INSTRUCTION. Repeat only the lines below that run from the line with "Write the D3.js code for this chart." to the line with "var width = 700, height = 353", ends included; skip every picture.

********************

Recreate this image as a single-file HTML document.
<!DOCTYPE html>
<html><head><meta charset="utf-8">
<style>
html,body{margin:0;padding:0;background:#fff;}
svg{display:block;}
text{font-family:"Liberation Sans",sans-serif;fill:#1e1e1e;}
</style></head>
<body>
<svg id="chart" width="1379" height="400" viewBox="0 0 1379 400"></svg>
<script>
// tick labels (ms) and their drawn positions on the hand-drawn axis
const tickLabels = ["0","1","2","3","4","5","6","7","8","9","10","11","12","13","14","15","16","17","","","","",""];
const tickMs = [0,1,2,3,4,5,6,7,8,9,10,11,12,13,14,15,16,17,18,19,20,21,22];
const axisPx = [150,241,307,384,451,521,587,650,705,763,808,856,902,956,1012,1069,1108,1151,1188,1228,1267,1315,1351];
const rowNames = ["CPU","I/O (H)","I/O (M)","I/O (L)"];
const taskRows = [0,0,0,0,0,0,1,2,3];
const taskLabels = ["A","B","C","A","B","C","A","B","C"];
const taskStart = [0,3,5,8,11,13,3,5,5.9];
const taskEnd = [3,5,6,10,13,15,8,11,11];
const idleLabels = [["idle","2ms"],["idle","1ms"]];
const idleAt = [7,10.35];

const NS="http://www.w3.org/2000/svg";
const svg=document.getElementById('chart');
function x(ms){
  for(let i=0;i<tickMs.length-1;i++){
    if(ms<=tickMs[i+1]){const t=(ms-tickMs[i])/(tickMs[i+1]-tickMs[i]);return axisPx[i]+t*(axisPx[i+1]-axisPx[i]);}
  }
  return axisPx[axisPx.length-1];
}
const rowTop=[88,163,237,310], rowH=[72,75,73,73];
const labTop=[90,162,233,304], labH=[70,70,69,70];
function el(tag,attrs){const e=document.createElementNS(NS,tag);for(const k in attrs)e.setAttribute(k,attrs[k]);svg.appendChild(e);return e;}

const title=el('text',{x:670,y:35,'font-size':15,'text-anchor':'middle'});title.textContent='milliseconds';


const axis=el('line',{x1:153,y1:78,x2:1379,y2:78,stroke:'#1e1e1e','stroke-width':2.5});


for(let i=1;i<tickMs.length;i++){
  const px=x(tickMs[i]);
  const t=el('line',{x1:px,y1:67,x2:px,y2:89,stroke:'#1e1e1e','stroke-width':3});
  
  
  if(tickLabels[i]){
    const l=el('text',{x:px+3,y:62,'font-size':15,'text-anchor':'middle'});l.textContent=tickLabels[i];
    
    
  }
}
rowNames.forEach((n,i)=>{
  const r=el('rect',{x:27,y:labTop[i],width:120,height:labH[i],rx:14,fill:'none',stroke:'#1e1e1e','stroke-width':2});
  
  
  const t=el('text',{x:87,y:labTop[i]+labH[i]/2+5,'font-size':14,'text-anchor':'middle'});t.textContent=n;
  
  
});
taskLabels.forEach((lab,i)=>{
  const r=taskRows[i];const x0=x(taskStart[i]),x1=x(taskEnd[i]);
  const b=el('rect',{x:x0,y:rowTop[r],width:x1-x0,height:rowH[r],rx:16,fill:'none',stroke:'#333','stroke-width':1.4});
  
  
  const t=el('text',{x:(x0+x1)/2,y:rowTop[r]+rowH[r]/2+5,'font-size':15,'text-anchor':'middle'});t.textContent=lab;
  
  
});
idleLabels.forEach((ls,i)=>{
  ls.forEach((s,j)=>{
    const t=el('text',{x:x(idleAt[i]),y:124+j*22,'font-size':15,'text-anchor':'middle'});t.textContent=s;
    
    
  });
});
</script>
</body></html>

********************

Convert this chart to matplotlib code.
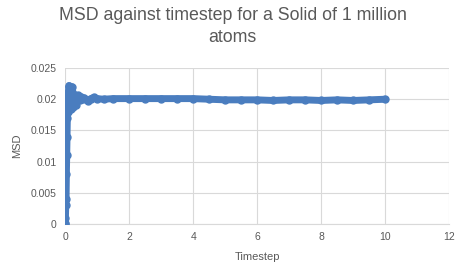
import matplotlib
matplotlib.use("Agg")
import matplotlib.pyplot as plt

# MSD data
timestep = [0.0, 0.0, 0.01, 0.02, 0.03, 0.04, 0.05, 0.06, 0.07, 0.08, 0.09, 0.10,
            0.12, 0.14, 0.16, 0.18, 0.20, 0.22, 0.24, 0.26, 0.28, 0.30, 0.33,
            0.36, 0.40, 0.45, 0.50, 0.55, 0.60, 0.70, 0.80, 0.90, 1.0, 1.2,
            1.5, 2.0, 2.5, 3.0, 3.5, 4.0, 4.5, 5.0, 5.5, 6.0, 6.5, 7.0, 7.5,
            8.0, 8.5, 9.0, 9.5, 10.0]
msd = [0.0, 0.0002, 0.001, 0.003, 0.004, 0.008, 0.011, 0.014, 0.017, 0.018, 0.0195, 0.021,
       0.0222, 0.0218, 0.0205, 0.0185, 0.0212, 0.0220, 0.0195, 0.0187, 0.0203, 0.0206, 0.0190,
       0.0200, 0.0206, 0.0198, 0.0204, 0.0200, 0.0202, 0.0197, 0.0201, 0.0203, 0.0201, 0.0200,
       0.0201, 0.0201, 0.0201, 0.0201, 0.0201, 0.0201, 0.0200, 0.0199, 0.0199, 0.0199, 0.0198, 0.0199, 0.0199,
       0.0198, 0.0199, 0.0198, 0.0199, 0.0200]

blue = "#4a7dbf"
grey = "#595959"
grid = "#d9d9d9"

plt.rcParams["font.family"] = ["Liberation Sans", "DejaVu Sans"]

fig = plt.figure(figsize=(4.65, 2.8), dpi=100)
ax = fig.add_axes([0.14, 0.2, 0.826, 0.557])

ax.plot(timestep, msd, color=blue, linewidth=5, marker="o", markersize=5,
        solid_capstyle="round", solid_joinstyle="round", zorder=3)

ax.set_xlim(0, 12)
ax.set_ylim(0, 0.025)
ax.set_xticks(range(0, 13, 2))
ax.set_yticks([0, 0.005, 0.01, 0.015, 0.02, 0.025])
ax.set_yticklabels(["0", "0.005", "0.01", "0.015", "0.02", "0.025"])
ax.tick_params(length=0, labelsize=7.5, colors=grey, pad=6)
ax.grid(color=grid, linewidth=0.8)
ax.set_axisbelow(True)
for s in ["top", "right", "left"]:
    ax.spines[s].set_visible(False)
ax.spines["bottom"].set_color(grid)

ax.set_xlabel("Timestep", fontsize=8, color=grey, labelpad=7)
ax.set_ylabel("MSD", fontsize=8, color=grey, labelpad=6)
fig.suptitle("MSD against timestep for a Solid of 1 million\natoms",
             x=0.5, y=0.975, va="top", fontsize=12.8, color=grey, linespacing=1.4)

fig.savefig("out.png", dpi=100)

********************

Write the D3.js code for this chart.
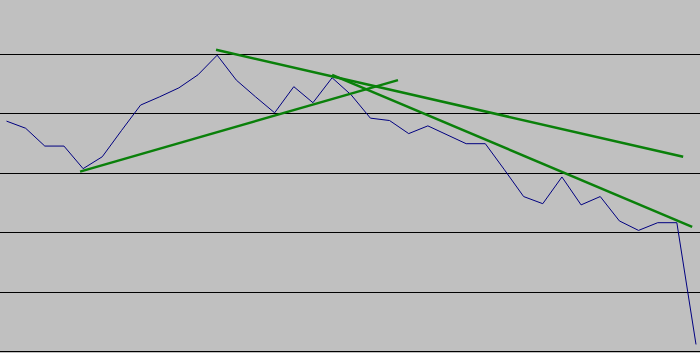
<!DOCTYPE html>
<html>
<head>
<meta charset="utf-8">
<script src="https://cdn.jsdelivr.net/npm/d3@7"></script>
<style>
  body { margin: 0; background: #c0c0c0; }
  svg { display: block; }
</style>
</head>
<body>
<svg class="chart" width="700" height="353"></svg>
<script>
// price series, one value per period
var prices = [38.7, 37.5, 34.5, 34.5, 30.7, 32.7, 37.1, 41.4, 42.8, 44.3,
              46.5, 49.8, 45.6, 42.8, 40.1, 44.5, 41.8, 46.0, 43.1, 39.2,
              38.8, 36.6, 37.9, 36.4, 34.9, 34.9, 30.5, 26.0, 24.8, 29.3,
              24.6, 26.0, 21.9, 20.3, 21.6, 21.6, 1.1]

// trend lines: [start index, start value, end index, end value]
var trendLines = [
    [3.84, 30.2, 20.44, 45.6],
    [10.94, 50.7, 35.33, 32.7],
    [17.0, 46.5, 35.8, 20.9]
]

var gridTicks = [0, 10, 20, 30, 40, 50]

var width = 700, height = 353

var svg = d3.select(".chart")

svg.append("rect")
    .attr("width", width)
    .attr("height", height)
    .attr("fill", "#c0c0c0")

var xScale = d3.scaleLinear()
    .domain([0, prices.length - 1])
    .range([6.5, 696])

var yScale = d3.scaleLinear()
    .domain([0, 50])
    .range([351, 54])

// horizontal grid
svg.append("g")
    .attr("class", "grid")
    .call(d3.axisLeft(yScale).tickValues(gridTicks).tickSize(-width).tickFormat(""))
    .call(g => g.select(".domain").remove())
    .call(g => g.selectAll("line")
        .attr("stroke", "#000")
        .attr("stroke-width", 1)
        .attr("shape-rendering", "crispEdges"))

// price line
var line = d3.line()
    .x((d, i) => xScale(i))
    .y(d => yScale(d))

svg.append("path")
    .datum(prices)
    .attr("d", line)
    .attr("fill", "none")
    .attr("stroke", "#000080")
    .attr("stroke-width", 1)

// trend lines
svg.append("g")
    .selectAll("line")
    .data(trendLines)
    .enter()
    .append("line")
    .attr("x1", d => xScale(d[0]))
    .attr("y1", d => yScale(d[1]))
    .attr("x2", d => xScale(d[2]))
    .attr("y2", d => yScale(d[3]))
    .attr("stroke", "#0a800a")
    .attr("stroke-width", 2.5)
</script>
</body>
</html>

********************

OUTPUT OF THE EXERCISE.
Write the D3.js code for this chart.
<!DOCTYPE html>
<html>
<head>
<meta charset="utf-8">
<script src="https://cdn.jsdelivr.net/npm/d3@7"></script>
<style>
  body { margin: 0; background: #c0c0c0; }
  svg { display: block; }
</style>
</head>
<body>
<svg class="chart" width="700" height="353"></svg>
<script>
// price series, one value per period
var prices = [38.7, 37.5, 34.5, 34.5, 30.7, 32.7, 37.1, 41.4, 42.8, 44.3,
              46.5, 49.8, 45.6, 42.8, 40.1, 44.5, 41.8, 46.0, 43.1, 39.2,
              38.8, 36.6, 37.9, 36.4, 34.9, 34.9, 30.5, 26.0, 24.8, 29.3,
              24.6, 26.0, 21.9, 20.3, 21.6, 21.6, 1.1]

// trend lines: [start index, start value, end index, end value]
var trendLines = [
    [3.84, 30.2, 20.44, 45.6],
    [10.94, 50.7, 35.33, 32.7],
    [17.0, 46.5, 35.8, 20.9]
]

var gridTicks = [0, 10, 20, 30, 40, 50]

var width = 700, height = 353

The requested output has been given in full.